Garbage Collection, Garbage Collection, Garbage Collection, where is garbage collection?


First, it's a bit late to bolt this on to the language now that mountains and mountains of libraries and applications have been written to use manual memory management.

Second, a lot of people use C++ because they need low-level control of memory use and can't tolerate GC pauses. If you're writing the kind of app in which GC is acceptable why not use Java or an even higher level language like Scala instead?


Left out, which IMHO is a good thing. The C++ language as it stands right now, especially with the C++0x additions has provided plenty of new features that are going to help developers build amazing software with more power.

Not everyone wants or needs garbage collection and it would be a downright pain to bolt it on now.

Feel free to use one of the umpteen other programming languages that does provide garbage collection, clearly if you are complaining about that you are simply using the wrong tool for the job.



It's really not such a big deal if you use "new" parsimoniously and use containers and RAII as much as you can.

I can count on my hands the number of new and delete I have written in my code in the last three years.


It's rather harder to count the number of times there were idioms you could have used but didn't because using them in C++ wouldn't have been practical or efficient. I'm thinking in particular of closures which captured state, and functional/monadic style chained method calls each building on the previous function's return value (think: something like .NET LINQ).


It sounds like you're referring to C++98 while the article specifically talks about C++0x. C++0x adds closures to the mix so it's now very possible to implement something similar to .NET LINQ in C++.


No, I'm not; I explicitly mentioned closures which capture state precisely because that's where C++0x gets thorny. You can capture by copying or by reference; what you don't get is wholesale movement of the variable into a heap-allocated location, the way variable capture works in almost every other language supporting free mutation of variables.

I wrote about it in an earlier thread: http://news.ycombinator.com/item?id=2617990


My bad, I wasn't familiar with the term. I'm still not convinced this is a limitation though. If you want to modify an object, passing by reference usually makes perfect sense. For those occasion when this is not the case, you probably already have a smart pointer in your hand, capture it by copy.

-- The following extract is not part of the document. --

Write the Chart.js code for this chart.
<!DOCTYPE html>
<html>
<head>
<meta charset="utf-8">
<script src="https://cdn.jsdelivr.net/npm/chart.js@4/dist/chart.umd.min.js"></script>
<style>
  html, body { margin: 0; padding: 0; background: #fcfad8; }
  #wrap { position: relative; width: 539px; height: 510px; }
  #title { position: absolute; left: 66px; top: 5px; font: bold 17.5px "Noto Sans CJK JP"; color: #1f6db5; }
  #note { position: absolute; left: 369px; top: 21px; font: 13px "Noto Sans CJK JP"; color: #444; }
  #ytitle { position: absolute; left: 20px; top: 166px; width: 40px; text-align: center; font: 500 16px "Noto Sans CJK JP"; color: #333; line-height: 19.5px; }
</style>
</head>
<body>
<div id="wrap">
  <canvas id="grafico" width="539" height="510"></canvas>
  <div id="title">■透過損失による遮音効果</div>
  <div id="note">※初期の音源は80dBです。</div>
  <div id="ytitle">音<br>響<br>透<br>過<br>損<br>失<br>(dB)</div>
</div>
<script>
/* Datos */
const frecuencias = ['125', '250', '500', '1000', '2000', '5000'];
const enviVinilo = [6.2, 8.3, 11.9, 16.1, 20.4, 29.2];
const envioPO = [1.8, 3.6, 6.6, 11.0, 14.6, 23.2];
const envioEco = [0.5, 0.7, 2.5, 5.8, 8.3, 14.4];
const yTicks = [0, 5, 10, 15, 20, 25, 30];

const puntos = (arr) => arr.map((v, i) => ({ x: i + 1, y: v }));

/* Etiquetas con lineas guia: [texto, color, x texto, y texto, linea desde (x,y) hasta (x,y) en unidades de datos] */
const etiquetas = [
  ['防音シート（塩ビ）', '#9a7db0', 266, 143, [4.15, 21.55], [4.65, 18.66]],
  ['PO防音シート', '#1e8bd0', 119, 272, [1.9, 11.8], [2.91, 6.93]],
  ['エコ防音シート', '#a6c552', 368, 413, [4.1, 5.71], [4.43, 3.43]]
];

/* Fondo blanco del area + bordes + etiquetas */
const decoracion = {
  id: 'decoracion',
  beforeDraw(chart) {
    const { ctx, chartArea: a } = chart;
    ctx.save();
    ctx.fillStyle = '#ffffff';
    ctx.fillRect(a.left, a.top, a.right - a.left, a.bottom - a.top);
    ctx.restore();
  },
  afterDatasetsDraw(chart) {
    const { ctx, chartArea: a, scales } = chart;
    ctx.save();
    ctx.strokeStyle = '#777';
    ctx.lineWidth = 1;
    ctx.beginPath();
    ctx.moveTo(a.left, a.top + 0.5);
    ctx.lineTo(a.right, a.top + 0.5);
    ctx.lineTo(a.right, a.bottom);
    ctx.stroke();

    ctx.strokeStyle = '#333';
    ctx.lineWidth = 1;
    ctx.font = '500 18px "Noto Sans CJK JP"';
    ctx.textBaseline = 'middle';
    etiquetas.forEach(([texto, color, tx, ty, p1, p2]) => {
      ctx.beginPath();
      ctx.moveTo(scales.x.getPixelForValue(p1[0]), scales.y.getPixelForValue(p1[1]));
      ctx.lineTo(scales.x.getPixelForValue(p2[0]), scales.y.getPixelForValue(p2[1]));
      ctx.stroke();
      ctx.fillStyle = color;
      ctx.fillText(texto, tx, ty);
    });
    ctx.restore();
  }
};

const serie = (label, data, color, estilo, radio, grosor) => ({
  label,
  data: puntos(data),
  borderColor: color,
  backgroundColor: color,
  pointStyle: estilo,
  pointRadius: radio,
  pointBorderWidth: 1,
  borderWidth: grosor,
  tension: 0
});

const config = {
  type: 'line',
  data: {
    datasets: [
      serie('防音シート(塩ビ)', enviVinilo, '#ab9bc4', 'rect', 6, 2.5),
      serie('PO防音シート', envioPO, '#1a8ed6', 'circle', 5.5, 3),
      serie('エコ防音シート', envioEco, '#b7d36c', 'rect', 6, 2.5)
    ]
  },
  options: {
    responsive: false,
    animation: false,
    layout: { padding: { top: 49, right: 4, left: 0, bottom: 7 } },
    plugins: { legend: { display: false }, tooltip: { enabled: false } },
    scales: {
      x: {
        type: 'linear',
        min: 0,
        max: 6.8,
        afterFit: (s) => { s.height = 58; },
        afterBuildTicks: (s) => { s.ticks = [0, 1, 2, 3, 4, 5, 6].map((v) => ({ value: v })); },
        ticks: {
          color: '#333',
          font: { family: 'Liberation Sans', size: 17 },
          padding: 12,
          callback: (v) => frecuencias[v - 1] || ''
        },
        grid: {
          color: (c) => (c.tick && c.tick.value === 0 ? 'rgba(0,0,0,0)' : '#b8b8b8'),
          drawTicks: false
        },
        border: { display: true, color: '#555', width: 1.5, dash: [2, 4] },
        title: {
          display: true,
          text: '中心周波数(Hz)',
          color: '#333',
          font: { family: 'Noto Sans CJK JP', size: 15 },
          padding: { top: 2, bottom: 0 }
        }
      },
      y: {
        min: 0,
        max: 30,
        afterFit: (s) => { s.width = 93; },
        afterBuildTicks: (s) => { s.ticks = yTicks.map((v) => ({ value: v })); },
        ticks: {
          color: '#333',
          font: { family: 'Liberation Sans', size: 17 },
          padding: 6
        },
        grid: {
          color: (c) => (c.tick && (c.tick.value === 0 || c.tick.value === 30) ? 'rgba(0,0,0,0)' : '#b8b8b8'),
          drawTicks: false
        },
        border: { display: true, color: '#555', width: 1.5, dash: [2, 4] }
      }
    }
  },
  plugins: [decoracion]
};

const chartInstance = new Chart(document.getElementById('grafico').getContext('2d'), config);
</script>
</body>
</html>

A counter example would be great.

BTW the behavior you describe has been achieved in the C language family with Apple's C block extension, not that it's relevant since it's in no way standard (aside from Objective-C++)


In languages where it's appropriate.

Not in those where being close to the metal matters.

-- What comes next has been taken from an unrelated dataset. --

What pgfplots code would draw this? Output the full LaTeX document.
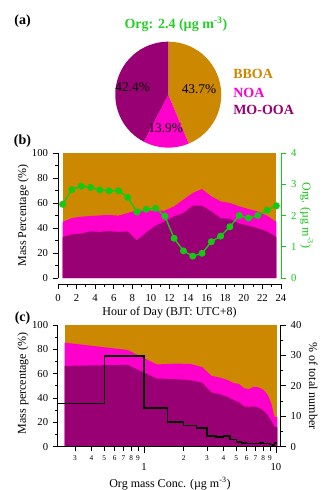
\documentclass[border=0pt]{standalone}
\usepackage{pgfplots}
\usepackage{pgfplotstable}
\pgfplotsset{compat=1.18}
\usetikzlibrary{calc}
\usepackage{fontspec}
\setmainfont{Liberation Serif}
\definecolor{bboa}{RGB}{204,136,0}
\definecolor{noa}{RGB}{255,0,204}
\definecolor{mooa}{RGB}{153,0,115}
\definecolor{orggreen}{RGB}{20,200,20}
\definecolor{ttlgreen}{RGB}{40,205,40}

\pgfplotstableread{
h mooa noa org
0.5 32.8 44.8 2.36
1.5 35.0 48.0 2.83
2.5 35.5 49.0 2.94
3.5 37.3 49.6 2.90
4.5 36.8 50.1 2.82
5.5 37.6 50.4 2.79
6.5 36.8 49.9 2.79
7.5 37.3 52.0 2.58
8.5 30.1 54.1 2.11
9.5 36.5 54.1 2.20
10.5 41.9 53.9 2.23
11.5 45.3 53.9 1.98
12.5 49.3 57.3 1.27
13.5 52.0 62.7 0.87
14.5 57.9 68.0 0.70
15.5 57.9 71.2 0.79
16.5 53.3 65.3 1.16
17.5 48.0 61.3 1.34
18.5 47.2 60.0 1.64
19.5 43.5 57.3 2.00
20.5 41.9 55.2 1.92
21.5 39.7 53.3 2.00
22.5 37.3 49.9 2.17
23.5 32.8 44.8 2.31
}\diurnal

\pgfplotstableread{
c mooa noa
0.25 66.4 85.5
0.75 67.3 79.5
1.25 56.0 67.6
1.75 55.5 68.3
2.25 54.5 68.0
2.75 52.7 65.5
3.25 44.5 58.2
3.75 43.2 56.8
4.25 41.2 55.0
4.75 38.5 52.5
5.25 36.5 51.5
5.75 33.0 48.0
6.25 32.8 47.3
6.75 33.2 49.2
7.25 32.2 49.0
7.75 31.0 47.8
8.25 28.5 45.5
8.75 25.4 41.8
9.25 21.0 35.0
9.75 16.4 24.6
10.25 16.4 24.6
}\conc

\pgfplotstableread{
c n
0.221 14.2
0.5 29.8
1.0 12.7
1.5 8.1
2.0 7.0
2.5 6.2
3.0 3.6
3.5 3.2
4.0 3.5
4.5 2.3
5.0 1.6
5.5 1.2
6.0 1.1
6.5 1.1
7.0 1.1
7.5 1.2
8.0 1.1
8.5 1.0
9.0 0.7
9.5 0.4
9.75 1.2
10.2 1.2
}\numfrac

\newcommand{\tickfont}{\fontsize{8}{9}\selectfont}
\newcommand{\labfont}{\fontsize{9}{10}\selectfont}

\pgfplotsset{
  every axis/.append style={
    /pgf/number format/assume math mode=true,
    tick label style={font=\tickfont},
    label style={font=\labfont},
    tick align=outside,
    major tick length=4pt,
    minor tick length=2pt,
    axis line style={line width=0.6pt},
    every tick/.style={line width=0.6pt, black},
  },
}

\begin{document}
\begin{tikzpicture}
\useasboundingbox (0,0) rectangle (241.5pt,-367.5pt);

% ---------- (a) pie ----------
\begin{axis}[at={(126.2pt,-71.0pt)}, anchor=center, scale only axis,
  width=79.5pt, height=79.5pt, xmin=-1, xmax=1, ymin=-1, ymax=1,
  hide axis, clip=false]
\pgfmathsetmacro{\aB}{-3.6*43.7}
\pgfmathsetmacro{\aN}{-3.6*13.9}
\pgfmathsetmacro{\aM}{-3.6*42.4}
\fill[bboa] (axis cs:0,0) -- (axis cs:0,1) arc[start angle=90, delta angle=\aB, radius=39.75pt] -- cycle;
\pgfmathsetmacro{\sN}{90+\aB}
\fill[noa] (axis cs:0,0) -- ($(axis cs:0,0)+(\sN:39.75pt)$) arc[start angle=\sN, delta angle=\aN, radius=39.75pt] -- cycle;
\pgfmathsetmacro{\sM}{90+\aB+\aN}
\fill[mooa] (axis cs:0,0) -- ($(axis cs:0,0)+(\sM:39.75pt)$) arc[start angle=\sM, delta angle=\aM, radius=39.75pt] -- cycle;
\end{axis}
\node[font=\fontsize{10}{12}\selectfont] at (149.25pt,-66.75pt) {43.7\%};
\node[font=\fontsize{10}{12}\selectfont] at (124.3pt,-96pt) {13.9\%};
\node[font=\fontsize{10}{12}\selectfont] at (99.5pt,-65.25pt) {42.4\%};
\node[anchor=west, font=\fontsize{10.5}{12}\selectfont\bfseries, text=bboa, inner sep=0pt] at (174.75pt,-55.5pt) {BBOA};
\node[anchor=west, font=\fontsize{10.5}{12}\selectfont\bfseries, text=noa, inner sep=0pt] at (174.75pt,-69.5pt) {NOA};
\node[anchor=west, font=\fontsize{10.5}{12}\selectfont\bfseries, text=mooa, inner sep=0pt] at (174.75pt,-82.5pt) {MO-OOA};
\node[font=\fontsize{10.5}{12}\selectfont\bfseries, text=ttlgreen] at (132pt,-18pt) {Org: 2.4 (µg m\textsuperscript{-3})};
\node[font=\fontsize{10.5}{12}\selectfont\bfseries] at (16.9pt,-16pt) {(a)};
\node[font=\fontsize{10.5}{12}\selectfont\bfseries] at (16.9pt,-105.5pt) {(b)};
\node[font=\fontsize{10.5}{12}\selectfont\bfseries] at (16.9pt,-238.5pt) {(c)};

% ---------- (b) diurnal ----------
\begin{axis}[at={(43.5pt,-114.75pt)}, anchor=north west, scale only axis,
  width=167.25pt, height=93.75pt,
  xmin=0, xmax=24, ymin=0, ymax=100,
  axis x line*=bottom, axis y line*=left,
  axis x line shift=4.5pt,
  xtick={0,2,...,24}, minor xtick={1,3,...,23},
  ytick={0,20,...,100}, minor ytick={10,30,...,90},
  xlabel={Hour of Day (BJT: UTC+8)},
  ylabel={Mass Percentage (\%)},
  xlabel style={at={(axis description cs:0.5,-0.278)}, anchor=center},
  ylabel style={at={(axis description cs:-0.156,0.5)}, anchor=center},
]
\addplot[draw=none, fill=bboa] coordinates {(0.5,100) (23.5,100)} \closedcycle;
\addplot[draw=none, fill=noa] table[x=h, y=noa] {\diurnal} \closedcycle;
\addplot[draw=none, fill=mooa] table[x=h, y=mooa] {\diurnal} \closedcycle;
\end{axis}
\begin{axis}[at={(43.5pt,-114.75pt)}, anchor=north west, scale only axis,
  width=167.25pt, height=93.75pt,
  xmin=0, xmax=24, ymin=0, ymax=4,
  axis x line=none, axis y line*=right,
  ytick={0,1,...,4},
  y axis line style={orggreen},
  every tick/.style={line width=0.6pt, orggreen},
  yticklabel style={text=orggreen},
  ylabel={Org. (µg m\textsuperscript{-3})},
  ylabel style={at={(axis description cs:1.115,0.5)}, anchor=center, rotate=180, text=orggreen},
]
\addplot[orggreen, line width=1pt, mark=*, mark size=2.1pt, mark options={fill=orggreen, draw=orggreen}] table[x=h, y=org] {\diurnal};
\end{axis}

% ---------- (c) vs concentration ----------
\begin{axis}[at={(43.125pt,-243.75pt)}, anchor=north west, scale only axis,
  width=167.4pt, height=91.3pt,
  xmode=log, xmin=0.221, xmax=10.86, ymin=0, ymax=100,
  axis x line*=bottom, axis y line*=left,
  axis on top,
  xtick={0.3,0.4,0.5,0.6,0.7,0.8,0.9,2,3,4,5,6,7,8,9},
  xticklabels={3,4,5,6,7,8,9,2,3,4,5,6,7,8,9},
  minor xtick={},
  major tick length=3.5pt,
  xticklabel style={font=\fontsize{5.5}{6}\selectfont},
  extra x ticks={1,10},
  extra x tick labels={1,10},
  extra x tick style={major tick length=5pt, xticklabel style={font=\tickfont, yshift=-4pt}},
  ytick={0,20,...,100}, minor ytick={10,30,...,90},
  xlabel={Org mass Conc. (µg m\textsuperscript{-3})},
  ylabel={Mass percentage (\%)},
  xlabel style={at={(axis description cs:0.504,-0.30)}, anchor=center},
  ylabel style={at={(axis description cs:-0.155,0.52)}, anchor=center},
]
\addplot[draw=none, fill=bboa] coordinates {(0.25,100) (10.25,100)} \closedcycle;
\addplot[draw=none, fill=noa] table[x=c, y=noa] {\conc} \closedcycle;
\addplot[draw=none, fill=mooa] table[x=c, y=mooa] {\conc} \closedcycle;
\end{axis}
\begin{axis}[at={(43.125pt,-243.75pt)}, anchor=north west, scale only axis,
  width=167.4pt, height=91.3pt,
  xmode=log, xmin=0.221, xmax=10.86, ymin=0, ymax=40,
  axis x line=none, axis y line*=right,
  ytick={0,10,...,40}, minor ytick={5,15,25,35},
  ylabel={\% of total number},
  ylabel style={at={(axis description cs:1.146,0.5)}, anchor=center, rotate=180},
]
\addplot[black, line width=1.1pt, const plot] table[x=c, y=n] {\numfrac};
\end{axis}
\end{tikzpicture}
\end{document}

C++0x introduces a bunch of smart pointers to the standard library (and boost provides them externally for previous versions). What are the advantages of garbage collection over these?


The mere fact that you have to use smart pointerS is enough of a drawback; not only do you need to start decorating various types explicitly, but you must choose which smart pointer types are appropriate, and avoid issues of circular references (in the case of refcounting) and persistence of references (in the case of scope-guarded objects tied to a stack frame); worry about logical ownership hand-off from one smart pointer container to another, etc.

The real power of GC, though, is freedom to use idioms that are simply impractical, or especially, not exception safe, in its absence (see my comment earlier).


Can somebody recommend a good C++ book without all the new to programming parts?


Yes, the following I recommend:

Advanced C++. http://www.amazon.com/Advanced-C-Programming-Styles-Idioms/d...

Any and all Herb Sutter books.

Effective C++, More Effective C++, and Effective STL ... all by Scott Myers.

With those you're 90% set. What you'll need to supplement with thoough is something that covers the 0x standard.


If you really want to dive straight into the deep end, I'd recommend Modern C++ Design by Andrei Alexandrescu. But if you want just a gentle introduction to C++ I'd suggest The C++ Programming Language by Bjarne Stroustrup.

Both of these authors are staples in the C++ world and so their advice is usually worth their weight in gold.